TAMPA — They gathered to honor a departing commander and to welcome his successor.
As often happens at a military change of command, officials talked about sacrifice and honor and bravery of the fallen.
On Monday, these were not mere abstractions.
Just days after 30 U.S. troops, including 22 Navy SEALs, died when their helicopter was shot down in Afghanistan, Adm. William McRaven took the helm of U.S. Special Operations Command in a somber ceremony at MacDill Air Force Base.
McRaven, 55, who oversaw and helped plan the mission that killed Osama bin Laden in Pakistan earlier this year, replaces Adm. Eric Olson, 59, who is retiring after serving four years as SOCom's chief.
U.S. Defense Secretary Leon Panetta told several hundred people at MacDill's Davis Conference Center that recent deaths in Afghanistan provide a powerful reminder that, even with bin Laden gone, the United States is a nation at war.
A war, he said, "that has seen its share of triumph and tragedy."
Of the dead, Panetta said, "We owe them our deepest gratitude for their willingness to put their lives on the line, for their willingness to make the ultimate sacrifice on behalf of their nation. But we also must pledge to them and to their families that we will never cease fighting for the cause for which they gave their lives — the case of a secure and safer America."
Olson, who like McRaven was dressed in fatigues, handed SOCom's colors to Panetta, who then handed them to McRaven.
At that moment, McRaven assumed command of SOCom's 61,000 troops and civilian personnel around the world.

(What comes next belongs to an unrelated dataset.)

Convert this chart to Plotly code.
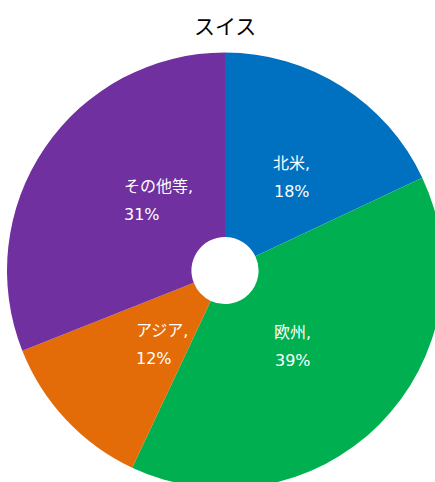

The ceremony is a ritual as old as ancient Rome, when a baton was passed from old to new legion commanders. Then as now, the transfer is a symbol of the unbroken succession of command, a message for friend and foe.
"We will send a strong message of American resolve," Panetta said. "From this tragedy, we draw even greater inspiration to carry on the fight."
McRaven becomes the second Navy SEAL to rise to command of SOCom. Olson was the first.
McRaven, who has commanded at every level of special operations, was most recently the commander of Joint Special Operations Command, which has headquarters at Fort Bragg, N.C.
He comes to SOCom's top job as the military continues to wind down its mission in Iraq and as it struggles to contain insurgents in Afghanistan.
SOCom, like U.S. Central Command, has its headquarters at MacDill. Both commands lead the wars in Iraq and Afghanistan.
SOCom faces numerous challenges, from troops who rotate far more frequently into combat than any others to fears that budget cuts in Washington will erode the command's capabilities.
Troops like those who died in Afghanistan are among the finest in the world, McRaven said.
"We will never forget your sacrifice nor the ultimate price your loved ones paid to protect this great nation," McRaven said.
Olson provided the audience with one more reminder that war and sacrifice continue.
Just hours before the ceremony, SOCom lost an Army ranger.